## Directions
Drop every picture. Then return, exactly, the lines from the beginning of the listing below through the one containing "(h4) at (430,527)".
__________________________________________________
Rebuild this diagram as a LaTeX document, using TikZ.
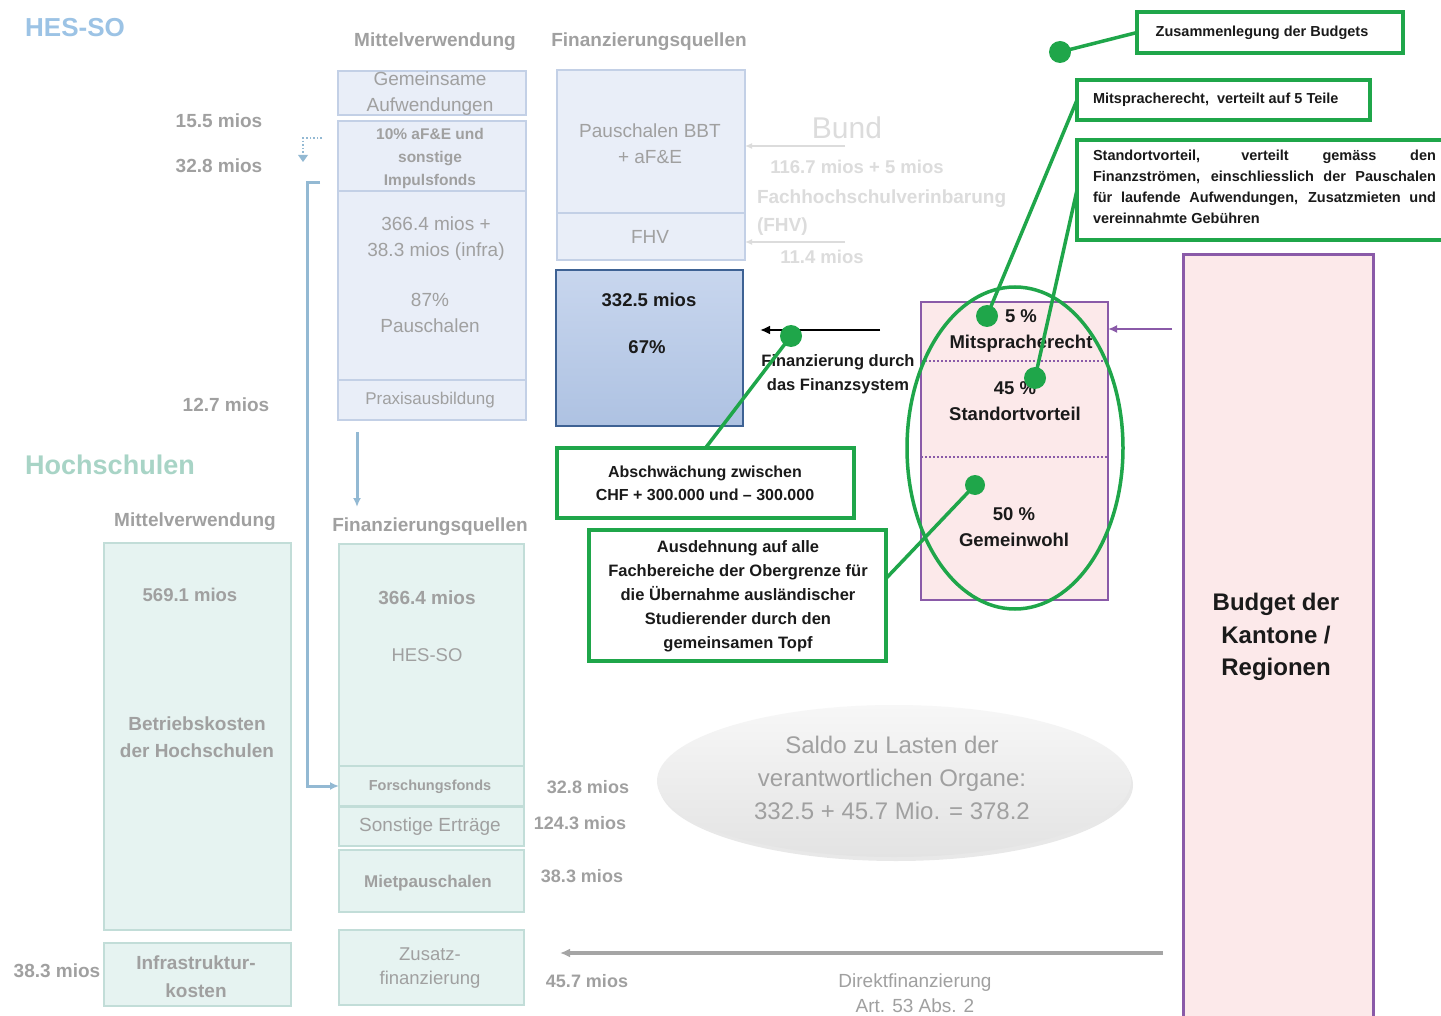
\documentclass[tikz,border=0pt]{standalone}
\usepackage{fontspec}
\setmainfont{Liberation Sans}
\usetikzlibrary{arrows.meta,shadows,shapes.geometric,calc}
\definecolor{hestxt}{HTML}{9CC3E5}
\definecolor{hochtxt}{HTML}{A8D4C6}
\definecolor{gtxt}{HTML}{A0A0A0}
\definecolor{ftxt}{HTML}{DCDCDC}
\definecolor{lavfill}{HTML}{E9EEF8}
\definecolor{lavbd}{HTML}{C3D0E6}
\definecolor{mintfill}{HTML}{E6F3F1}
\definecolor{mintbd}{HTML}{C2DDD8}
\definecolor{darkbd}{HTML}{3E6294}
\definecolor{darktop}{HTML}{C8D6EE}
\definecolor{darkbot}{HTML}{AEC2E2}
\definecolor{saltop}{HTML}{F7F7F7}
\definecolor{salbot}{HTML}{E3E3E3}
\definecolor{arrgray}{HTML}{A5A5A5}
\definecolor{pinkfill}{HTML}{FCE9EA}
\definecolor{purp}{HTML}{8A5AA8}
\definecolor{grn}{HTML}{1FA64A}
\definecolor{bluecon}{HTML}{93B9D3}
\definecolor{ink}{HTML}{1A1A1A}
\newcommand\fsz[2]{\fontsize{#1}{#2}\selectfont}
\begin{document}
\begin{tikzpicture}[x=1pt,y=-1pt,
  every node/.style={inner sep=0pt, outer sep=0pt},
  lbox/.style={draw=lavbd, fill=lavfill, line width=1.6pt, rectangle, anchor=north west, minimum width=188pt},
  mbox/.style={draw=mintbd, fill=mintfill, line width=1.6pt, rectangle, anchor=north west},
  gbox/.style={draw=grn, fill=white, line width=3.5pt, rectangle, anchor=north west},
  gline/.style={draw=grn, line width=3.5pt},
  gdot/.style={circle, fill=grn, minimum size=22pt},
  gray/.style={text=gtxt, font=\bfseries\fsz{19}{23}},
  grayr/.style={text=gtxt, font=\fsz{19}{26}, align=center},
  faint/.style={text=ftxt, font=\bfseries\fsz{18.5}{22}},
  blk/.style={text=ink, font=\bfseries\fsz{18.5}{26}, align=center},
  gtext/.style={text=ink, font=\bfseries\fsz{16}{23}, align=center},
]
\clip (0,0) rectangle (1441,1016);
\fill[white] (0,0) rectangle (1441,1016);

% titles
\node[text=hestxt, font=\bfseries\fsz{26}{30}] (hes) at (75,28) {HES-SO};
\node[text=hochtxt, font=\bfseries\fsz{27}{30}] (hoch) at (110,465) {Hochschulen};
\node[gray] (h1) at (435,42) {Mittelverwendung};
\node[gray] (h2) at (649,42) {Finanzierungsquellen};
\node[gray] (h3) at (195,522) {Mittelverwendung};
\node[gray] (h4) at (430,527) {Finanzierungsquellen};

% upper left column
\node[lbox, minimum height=44pt] (gem) at (338,71) {};
\node[grayr] (gemt) at (430,94) {Gemeinsame\\Aufwendungen};
\node[lbox, minimum height=70pt] (imp) at (338,121) {};
\node[text=gtxt, font=\bfseries\fsz{15.5}{23}, align=center] (impt) at (430,158) {10\% aF\&E und\\sonstige\\Impulsfonds};
\node[lbox, minimum height=189pt] (pau) at (338,191) {};
\node[grayr] (paut) at (436,239) {366.4 mios +\\38.3 mios (infra)};
\node[grayr] (paut2) at (430,313) {87\%\\Pauschalen};
\node[lbox, minimum height=40pt] (prax) at (338,380) {};
\node[text=gtxt, font=\fsz{17}{20}] (praxt) at (430,400) {Praxisausbildung};

\node[gray] (l1) at (219,121) {15.5 mios};
\node[gray] (l2) at (219,166) {32.8 mios};
\node[gray] (l3) at (226,405) {12.7 mios};

% upper right column
\node[lbox, minimum height=143pt] (bbt) at (557,70) {};
\node[grayr] (bbtt) at (650,144) {Pauschalen BBT\\+ aF\&E};
\node[lbox, minimum height=47pt] (fhv) at (557,213) {};
\node[grayr] (fhvt) at (650,237) {FHV};
\node[draw=darkbd, line width=2.2pt, top color=darktop, bottom color=darkbot, rectangle, anchor=north west, minimum width=187pt, minimum height=156pt] (dark) at (556,270) {};
\node[blk] (dk1) at (649,300) {332.5 mios};
\node[blk] (dk2) at (647,347) {67\%};

% Bund
\node[text=ftxt, font=\fsz{30}{34}] (bund) at (847,128) {Bund};
\coordinate (ba1) at (845,146);
\coordinate (ba2) at (845,242);
\draw[ftxt, line width=2pt, -{Latex[length=7pt,width=6pt]}] (ba1) -- (bbt.east |- ba1);
\draw[ftxt, line width=2pt, -{Latex[length=7pt,width=6pt]}] (ba2) -- (fhv.east |- ba2);
\node[faint] (b1) at (857,167) {116.7 mios + 5 mios};
\node[faint, anchor=west, font=\bfseries\fsz{19}{22}] (b2) at (757,199) {Fachhochschulverinbarung};
\node[faint, anchor=west, font=\bfseries\fsz{19}{22}] (b3) at (757,227) {(FHV)};
\node[faint] (b4) at (822,257) {11.4 mios};

% blue connectors
\coordinate (bs) at (320,183);
\coordinate (bt1) at (357,432);
\coordinate (bt2) at (357,507);
\draw[bluecon, line width=1.6pt, dotted] (322,138) -- (303,138) -- (303,156);
\fill[bluecon] (298,155) -- (308,155) -- (303,162) -- cycle;
\node[mbox, minimum width=185pt, minimum height=40pt] (forsch) at (339,766) {};
\draw[bluecon, line width=3pt, -{Latex[length=9pt,width=8pt]}] (bs) -- (307,183) |- (forsch.west);
\draw[bluecon, line width=3pt, -{Latex[length=9pt,width=8pt]}] (bt1) -- (bt2);

% lower columns
\node[mbox, minimum width=187pt, minimum height=387pt] (betr) at (104,543) {};
\node[gray, font=\bfseries\fsz{18.5}{22}] (betr1) at (190,595) {569.1 mios};
\node[gray, align=center, font=\bfseries\fsz{19}{27}] (betr2) at (197,737) {Betriebskosten\\der Hochschulen};
\node[mbox, minimum width=187pt, minimum height=63pt] (infra) at (104,943) {};
\node[gray, align=center, font=\bfseries\fsz{19}{28}] (infrat) at (196,977) {Infrastruktur-\\kosten};
\node[gray] (l4) at (57,971) {38.3 mios};

\node[mbox, minimum width=185pt, minimum height=222pt] (hesb) at (339,544) {};
\node[gray] (hes1) at (427,598) {366.4 mios};
\node[grayr, font=\fsz{18.5}{22}] (hes2) at (427,655) {HES-SO};
\node[text=gtxt, font=\bfseries\fsz{14.5}{18}] (forscht) at (430,787) {Forschungsfonds};
\node[mbox, minimum width=185pt, minimum height=39pt] (sonst) at (339,807) {};
\node[grayr] (sonstt) at (430,827) {Sonstige Erträge};
\node[mbox, minimum width=185pt, minimum height=62pt] (miet) at (339,850) {};
\node[text=gtxt, font=\bfseries\fsz{17}{20}] (mitt) at (428,883) {Mietpauschalen};
\node[mbox, minimum width=185pt, minimum height=75pt] (zusatz) at (339,930) {};
\node[grayr, font=\fsz{18.5}{24}] (zusatzt) at (430,968) {Zusatz-\\finanzierung};

\node[gray, font=\bfseries\fsz{18}{22}] (l5) at (588,787) {32.8 mios};
\node[gray, font=\bfseries\fsz{18}{22}] (l6) at (580,823) {124.3 mios};
\node[gray, font=\bfseries\fsz{18}{22}] (l7) at (582,876) {38.3 mios};
\node[gray, font=\bfseries\fsz{18}{22}] (l8) at (587,981) {45.7 mios};

% Saldo ellipse
\node[ellipse, minimum width=474pt, minimum height=152pt, top color=saltop, bottom color=salbot,
  drop shadow={opacity=0.18, shadow xshift=2pt, shadow yshift=-4pt}] (saldo) at (894,781) {};
\node[text=gtxt, font=\fsz{24}{33}, align=center] (saldot) at (892,778) {Saldo zu Lasten der\\verantwortlichen Organe:\\332.5 + 45.7 Mio. = 378.2};

% budget box
\node[draw=purp, line width=3pt, fill=pinkfill, rectangle, anchor=north west, minimum width=190pt, minimum height=790pt] (budget) at (1183,255) {};
\node[text=ink, font=\bfseries\fsz{24}{32.5}, align=center] (budt) at (1276,637) {Budget der\\Kantone /\\Regionen};

% direct financing arrow
\coordinate (da) at (1163,953);
\draw[arrgray, line width=3.5pt, -{Latex[length=10pt,width=9pt]}] (da) -- (560,953);
\node[text=gtxt, font=\fsz{19}{25}, align=center] (dir) at (915,993) {Direktfinanzierung\\Art. 53 Abs. 2};

% purple box
\node[draw=purp, line width=2.2pt, fill=pinkfill, rectangle, anchor=north west, minimum width=187pt, minimum height=298pt] (pbox) at (921,302) {};
\draw[purp, line width=2pt, dotted] (pbox.west |- 0,361) -- (pbox.east |- 0,361);
\draw[purp, line width=2pt, dotted] (pbox.west |- 0,457) -- (pbox.east |- 0,457);
\node[blk] (p1) at (1021,331) {5 \%\\Mitspracherecht};
\node[blk] (p2) at (1015,401) {45 \%\\Standortvorteil};
\node[blk] (p3) at (1014,527) {50 \%\\Gemeinwohl};
\coordinate (pa) at (1172,329);
\draw[purp, line width=2pt, -{Latex[length=9pt,width=8pt]}] (pa) -- (pbox.east |- pa);

% black arrow
\coordinate (ka) at (880,330);
\draw[black, line width=2.5pt, -{Latex[length=10pt,width=9pt]}] (ka) -- (760,330);
\node[gtext, font=\bfseries\fsz{16.5}{24}] (fin) at (838,374) {Finanzierung durch\\das Finanzsystem};

% green boxes
\node[gbox, minimum width=266pt, minimum height=41pt] (zus) at (1137,12) {};
\node[text=ink, font=\bfseries\fsz{14.5}{18}] (zust) at (1262,33) {Zusammenlegung der Budgets};
\node[gbox, minimum width=293pt, minimum height=40pt] (mit) at (1077,80) {};
\node[text=ink, font=\bfseries\fsz{14.5}{18}, anchor=west] (mitt2) at (1093,100) {Mitspracherecht,\ \ verteilt auf 5 Teile};
\node[gbox, minimum width=380pt, minimum height=100pt] (std) at (1077,140) {};
\node[text=ink, font=\bfseries\fsz{14.5}{21}, anchor=north west, align=left] (stdt) at (1093,150)
 {\makebox[343pt][s]{Standortvorteil, verteilt gemäss den}\\
  \makebox[343pt][s]{Finanzströmen, einschliesslich der Pauschalen}\\
  \makebox[343pt][s]{für laufende Aufwendungen, Zusatzmieten und}\\
  vereinnahmte Gebühren};
\node[gbox, minimum width=297pt, minimum height=70pt] (absch) at (557,448) {};
\node[gtext] (abscht) at (705,483) {Abschwächung zwischen\\CHF + 300.000 und -- 300.000};
\node[gbox, minimum width=297pt, minimum height=131pt] (ausd) at (589,530) {};
\node[gtext, font=\bfseries\fsz{16.5}{24}] (ausdt) at (738,596) {Ausdehnung auf alle\\Fachbereiche der Obergrenze für\\die Übernahme ausländischer\\Studierender durch den\\gemeinsamen Topf};

% green ellipse and connectors
\node[ellipse, draw=grn, line width=3.5pt, minimum width=216pt, minimum height=322pt] (gell) at (1015,448) {};
\coordinate (d1) at (1060,52);
\coordinate (d2) at (987,316);
\coordinate (d3) at (1035,378);
\coordinate (d4) at (975,485);
\coordinate (d5) at (791,336);
\draw[gline] (d1) -- (zus.west);
\draw[gline] (d2) -- (mit.west);
\draw[gline] (d3) -- (std.west);
\draw[gline] (d4) -- ($(ausd.north east)!0.37!(ausd.south east)$);
\draw[gline] (d5) -- (absch.north);
\node[gdot] (g1) at (d1) {};
\node[gdot] (g2) at (d2) {};
\node[gdot] (g3) at (d3) {};
\node[gdot, minimum size=20pt] (g4) at (d4) {};
\node[gdot] (g5) at (d5) {};
\end{tikzpicture}
\end{document}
__________________________________________________
## The answer
Rebuild this diagram as a LaTeX document, using TikZ.
\documentclass[tikz,border=0pt]{standalone}
\usepackage{fontspec}
\setmainfont{Liberation Sans}
\usetikzlibrary{arrows.meta,shadows,shapes.geometric,calc}
\definecolor{hestxt}{HTML}{9CC3E5}
\definecolor{hochtxt}{HTML}{A8D4C6}
\definecolor{gtxt}{HTML}{A0A0A0}
\definecolor{ftxt}{HTML}{DCDCDC}
\definecolor{lavfill}{HTML}{E9EEF8}
\definecolor{lavbd}{HTML}{C3D0E6}
\definecolor{mintfill}{HTML}{E6F3F1}
\definecolor{mintbd}{HTML}{C2DDD8}
\definecolor{darkbd}{HTML}{3E6294}
\definecolor{darktop}{HTML}{C8D6EE}
\definecolor{darkbot}{HTML}{AEC2E2}
\definecolor{saltop}{HTML}{F7F7F7}
\definecolor{salbot}{HTML}{E3E3E3}
\definecolor{arrgray}{HTML}{A5A5A5}
\definecolor{pinkfill}{HTML}{FCE9EA}
\definecolor{purp}{HTML}{8A5AA8}
\definecolor{grn}{HTML}{1FA64A}
\definecolor{bluecon}{HTML}{93B9D3}
\definecolor{ink}{HTML}{1A1A1A}
\newcommand\fsz[2]{\fontsize{#1}{#2}\selectfont}
\begin{document}
\begin{tikzpicture}[x=1pt,y=-1pt,
  every node/.style={inner sep=0pt, outer sep=0pt},
  lbox/.style={draw=lavbd, fill=lavfill, line width=1.6pt, rectangle, anchor=north west, minimum width=188pt},
  mbox/.style={draw=mintbd, fill=mintfill, line width=1.6pt, rectangle, anchor=north west},
  gbox/.style={draw=grn, fill=white, line width=3.5pt, rectangle, anchor=north west},
  gline/.style={draw=grn, line width=3.5pt},
  gdot/.style={circle, fill=grn, minimum size=22pt},
  gray/.style={text=gtxt, font=\bfseries\fsz{19}{23}},
  grayr/.style={text=gtxt, font=\fsz{19}{26}, align=center},
  faint/.style={text=ftxt, font=\bfseries\fsz{18.5}{22}},
  blk/.style={text=ink, font=\bfseries\fsz{18.5}{26}, align=center},
  gtext/.style={text=ink, font=\bfseries\fsz{16}{23}, align=center},
]
\clip (0,0) rectangle (1441,1016);
\fill[white] (0,0) rectangle (1441,1016);

% titles
\node[text=hestxt, font=\bfseries\fsz{26}{30}] (hes) at (75,28) {HES-SO};
\node[text=hochtxt, font=\bfseries\fsz{27}{30}] (hoch) at (110,465) {Hochschulen};
\node[gray] (h1) at (435,42) {Mittelverwendung};
\node[gray] (h2) at (649,42) {Finanzierungsquellen};
\node[gray] (h3) at (195,522) {Mittelverwendung};
\node[gray] (h4) at (430,527) {Finanzierungsquellen};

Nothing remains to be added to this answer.